Risk-Adjusted Implementation Strategy
To mitigate the risk of slow consumer adoption, Bosch should utilize a modular manufacturing approach in Mondeville. This allows for low-volume production runs initially without incurring the massive overhead of a fully automated automotive line. A contingency fund of 15% of the R&D budget should be reserved specifically for rapid software iterations post-launch based on initial dealer feedback.
4. Executive Review and BLUF
BLUF: Bottom Line Up Front
Bosch should immediately enter the e-bike market as a full-system provider. The automotive sector faces stagnating margins and cyclical volatility. The e-bike segment offers a high-growth hedge where Bosch can apply existing motor and battery IP to solve the industry-wide problem of system unreliability. By positioning as a Tier 1 system partner rather than a component vendor, Bosch will capture the highest margin segment and establish a new standard for the industry. Success requires a dedicated business unit to bypass automotive bureaucracy and meet the seasonal demands of the bicycle trade.
Dangerous Assumption
The analysis assumes that bicycle OEMs are willing to cede their core product differentiation—the propulsion logic—to a third-party supplier.
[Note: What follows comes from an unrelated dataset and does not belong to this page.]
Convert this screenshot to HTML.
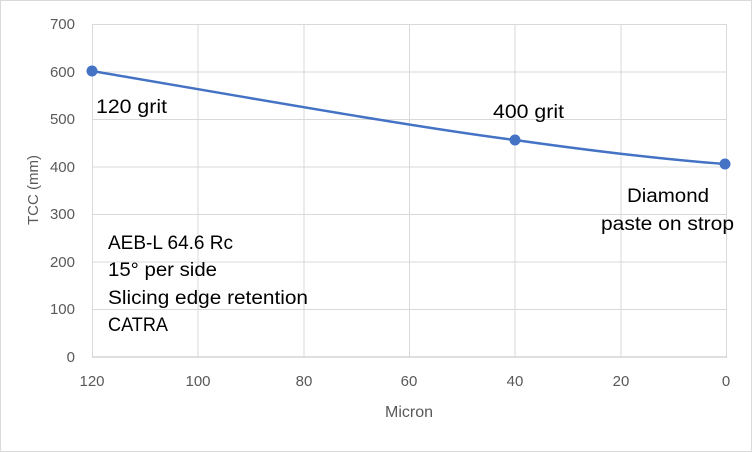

If premium OEMs decide to develop proprietary software to maintain brand identity, Bosch risks becoming a high-cost commodity vendor in a race to the bottom.
Unaddressed Risks
| Risk Factor |
Probability |
Consequence |
| Lithium-ion safety incidents/recalls |
Moderate |
High: Severe damage to the Bosch brand across all divisions. |
| Rapid battery technology obsolescence |
High |
Moderate: Inventory write-downs and constant R&D churn. |
Unconsidered Alternative
The team did not evaluate a Direct-to-Consumer (D2C) brand strategy. While potentially disruptive to OEM relationships, a Bosch-branded e-bike would capture the full retail margin and allow total control over the service experience, bypassing the fragmented dealer network that currently hinders market growth.